**Goal:** Take the lines from the beginning of the material through the line containing "(5,5) rectangle (724,470);" and retype them exactly, leaving the pictures out.
________
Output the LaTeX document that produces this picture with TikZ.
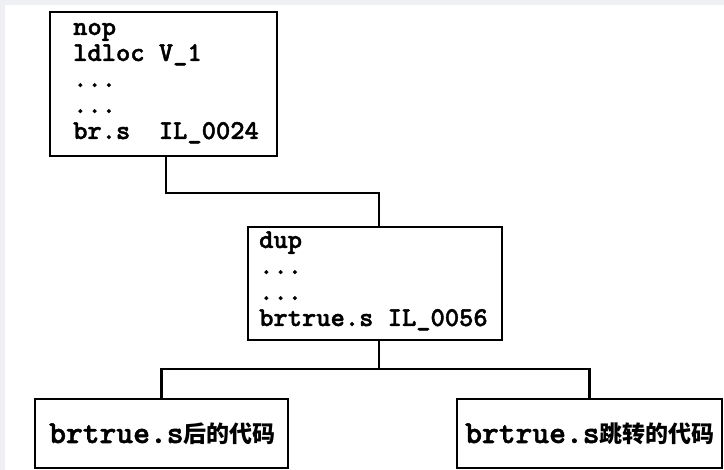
\documentclass[tikz,border=0pt]{standalone}
\usepackage{fontspec}
\newfontfamily\monof{lmmonolt10-bold.otf}[FakeBold=1.6]
\newfontfamily\cjkf{Noto Sans CJK SC}
\definecolor{bandgray}{HTML}{EEF0F4}
\begin{document}
\begin{tikzpicture}[x=1pt,y=-1pt,
  box/.style={draw=black, line width=2.8pt, fill=white, inner sep=0pt, rectangle},
  codeline/.style={anchor=base west, inner sep=0pt, font=\monof\fontsize{27.2}{26}\selectfont},
  bigline/.style={anchor=base west, inner sep=0pt, font=\monof\fontsize{32}{30}\selectfont},
  link/.style={draw=black, line width=2.8pt, line join=miter}
]
\useasboundingbox (0,0) rectangle (724,470);
\fill[bandgray] (0,0) rectangle (724,470);
\fill[white] (5,5) rectangle (724,470);

% boxes
\node[box, minimum width=227pt, minimum height=144pt] (b1) at (163.5,84) {};
\node[box, minimum width=254pt, minimum height=113pt] (b2) at (375,283.5) {};
\node[box, minimum width=253pt, minimum height=69pt] (b3) at (161.5,433.5) {};
\node[box, minimum width=265pt, minimum height=69pt] (b4) at (589.5,433.5) {};

% text of box 1
\node[codeline] (t1a) at (73,35) {nop};
\node[codeline] (t1b) at (73,61) {ldloc V\_1};
\node[codeline] (t1c) at (73,87) {...};
\node[codeline] (t1d) at (73,113) {...};
\node[codeline] (t1e) at (73,139) {br.s\ \ IL\_0024};

% text of box 2
\node[codeline] (t2a) at (259,248) {dup};
\node[codeline] (t2b) at (259,274) {...};
\node[codeline] (t2c) at (259,300) {...};
\node[codeline] (t2d) at (259,326) {brtrue.s IL\_0056};

% bottom texts
\node[bigline] (t3) at (49,443) {brtrue.s{\cjkf\bfseries\fontsize{23}{26}\selectfont 后的代码}};
\node[bigline] (t4) at (465,443) {brtrue.s{\cjkf\bfseries\fontsize{23}{26}\selectfont 跳转的代码}};

% connectors
\coordinate (j1) at (166,193);
\coordinate (j2) at (379,369);
\draw[link] ([xshift=2.5pt]b1.south) |- (j1) -| ([xshift=4pt]b2.north);
\draw[link] ([xshift=4pt]b2.south) -- (j2);
\draw[link] (b3.north) |- (j2) -| (b4.north);
\end{tikzpicture}
\end{document}
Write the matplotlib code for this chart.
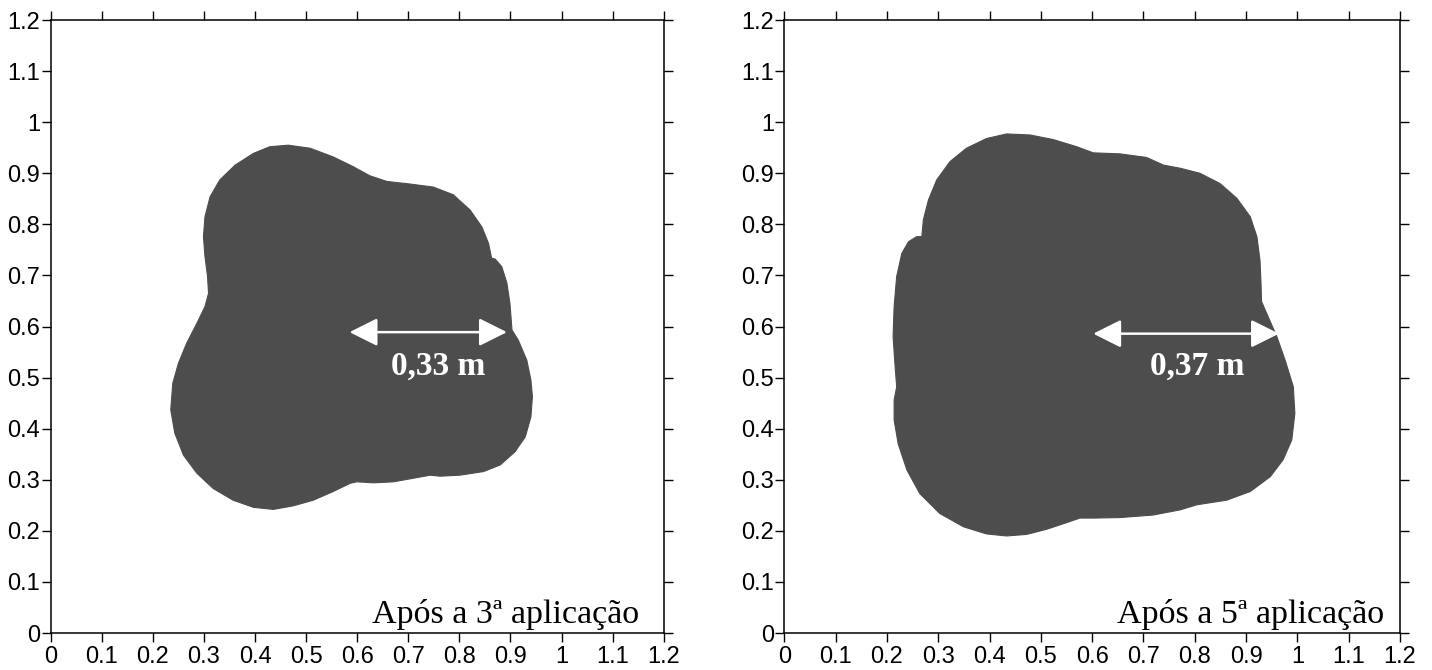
import matplotlib
matplotlib.use("Agg")
import matplotlib.pyplot as plt

plt.rcParams['font.family'] = ['Liberation Sans', 'DejaVu Sans']

# contour of the wetted zone after the 3rd application (m)
blob3_x = [0.465, 0.508, 0.553, 0.592, 0.625, 0.658, 0.703, 0.749, 0.788, 0.821,
           0.844, 0.857, 0.863, 0.870, 0.883, 0.893, 0.899, 0.903, 0.915, 0.932,
           0.940, 0.943, 0.940, 0.929, 0.909, 0.880, 0.847, 0.801, 0.762, 0.743,
           0.710, 0.671, 0.632, 0.599, 0.586, 0.553, 0.514, 0.475, 0.436, 0.397,
           0.357, 0.318, 0.286, 0.260, 0.243, 0.235, 0.239, 0.250, 0.266, 0.286,
           0.302, 0.309, 0.307, 0.302, 0.299, 0.302, 0.312, 0.331, 0.361, 0.397,
           0.429]
blob3_y = [0.955, 0.949, 0.932, 0.913, 0.895, 0.884, 0.879, 0.873, 0.858, 0.828,
           0.795, 0.763, 0.734, 0.732, 0.717, 0.685, 0.645, 0.593, 0.574, 0.534,
           0.495, 0.463, 0.423, 0.384, 0.355, 0.329, 0.316, 0.309, 0.307, 0.309,
           0.303, 0.296, 0.294, 0.296, 0.293, 0.277, 0.260, 0.249, 0.242, 0.246,
           0.260, 0.283, 0.313, 0.348, 0.391, 0.437, 0.489, 0.528, 0.567, 0.606,
           0.639, 0.665, 0.698, 0.737, 0.776, 0.815, 0.854, 0.887, 0.916, 0.939,
           0.952]

# contour after the 5th application (m)
blob5_x = [0.433, 0.479, 0.524, 0.570, 0.602, 0.654, 0.706, 0.739, 0.771, 0.810,
           0.849, 0.882, 0.908, 0.921, 0.927, 0.929, 0.930, 0.943, 0.960, 0.976,
           0.992, 0.995, 0.989, 0.972, 0.947, 0.908, 0.862, 0.823, 0.804, 0.771,
           0.719, 0.654, 0.602, 0.576, 0.550, 0.511, 0.472, 0.433, 0.394, 0.349,
           0.303, 0.264, 0.239, 0.222, 0.214, 0.214, 0.219, 0.216, 0.212, 0.214,
           0.219, 0.229, 0.242, 0.258, 0.268, 0.271, 0.281, 0.297, 0.323, 0.355,
           0.394]
blob5_y = [0.977, 0.975, 0.966, 0.952, 0.940, 0.938, 0.931, 0.916, 0.910, 0.900,
           0.880, 0.851, 0.815, 0.776, 0.730, 0.685, 0.649, 0.619, 0.580, 0.534,
           0.482, 0.430, 0.378, 0.339, 0.306, 0.277, 0.260, 0.254, 0.251, 0.241,
           0.231, 0.226, 0.225, 0.225, 0.216, 0.203, 0.193, 0.190, 0.194, 0.208,
           0.234, 0.273, 0.319, 0.370, 0.417, 0.456, 0.482, 0.521, 0.580, 0.639,
           0.698, 0.743, 0.766, 0.776, 0.776, 0.809, 0.848, 0.887, 0.923, 0.949,
           0.968]

# radius arrows: start x, end x, height, label
arrow3 = (0.585, 0.893, 0.589, '0,33 m')
arrow5 = (0.602, 0.964, 0.586, '0,37 m')
label3_pos = (0.758, 0.505)
label5_pos = (0.804, 0.505)

titles = ['Após a 3ª aplicação', 'Após a 5ª aplicação']
title_x = [1.152, 1.168]
ticks = [0, 0.1, 0.2, 0.3, 0.4, 0.5, 0.6, 0.7, 0.8, 0.9, 1, 1.1, 1.2]
tick_labels = ['0', '0.1', '0.2', '0.3', '0.4', '0.5', '0.6', '0.7', '0.8', '0.9', '1', '1.1', '1.2']

fig = plt.figure(figsize=(14.32, 6.70), dpi=100)
ax1 = fig.add_axes([0.0354, 0.0552, 0.4281, 0.9149])
ax2 = fig.add_axes([0.5477, 0.0552, 0.4300, 0.9149])

panels = [(ax1, blob3_x, blob3_y, arrow3, label3_pos, titles[0], title_x[0]),
          (ax2, blob5_x, blob5_y, arrow5, label5_pos, titles[1], title_x[1])]

for ax, bx, by, arr, lab_pos, title, tx in panels:
    ax.fill(bx, by, color='#4d4d4d', lw=0.8, ec='#4d4d4d', joinstyle='round')
    ax.annotate('', xy=(arr[1], arr[2]), xytext=(arr[0], arr[2]),
                arrowprops=dict(arrowstyle='<|-|>,head_length=0.86,head_width=0.43',
                                color='white', lw=1.8, mutation_scale=20,
                                shrinkA=0, shrinkB=0))
    ax.text(lab_pos[0], lab_pos[1], arr[3], color='white', ha='center', va='baseline',
            fontsize=24, fontweight='bold', family='Liberation Serif')
    ax.text(tx, 0.019, title, ha='right', va='baseline', fontsize=24.5,
            family='Liberation Serif')

    ax.set_xlim(0, 1.2)
    ax.set_ylim(0, 1.2)
    ax.set_xticks(ticks)
    ax.set_xticklabels(tick_labels)
    ax.set_yticks(ticks)
    ax.set_yticklabels(tick_labels)
    ax.tick_params(direction='out', length=6.5, width=1, labelsize=17,
                   top=True, right=True)
    ax.tick_params(axis='y', pad=1)
    ax.tick_params(axis='x', pad=3)
    for s in ax.spines.values():
        s.set_linewidth(1.1)

fig.savefig('out.png', dpi=100)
________
**Answer to this problem:**
Output the LaTeX document that produces this picture with TikZ.
\documentclass[tikz,border=0pt]{standalone}
\usepackage{fontspec}
\newfontfamily\monof{lmmonolt10-bold.otf}[FakeBold=1.6]
\newfontfamily\cjkf{Noto Sans CJK SC}
\definecolor{bandgray}{HTML}{EEF0F4}
\begin{document}
\begin{tikzpicture}[x=1pt,y=-1pt,
  box/.style={draw=black, line width=2.8pt, fill=white, inner sep=0pt, rectangle},
  codeline/.style={anchor=base west, inner sep=0pt, font=\monof\fontsize{27.2}{26}\selectfont},
  bigline/.style={anchor=base west, inner sep=0pt, font=\monof\fontsize{32}{30}\selectfont},
  link/.style={draw=black, line width=2.8pt, line join=miter}
]
\useasboundingbox (0,0) rectangle (724,470);
\fill[bandgray] (0,0) rectangle (724,470);
\fill[white] (5,5) rectangle (724,470);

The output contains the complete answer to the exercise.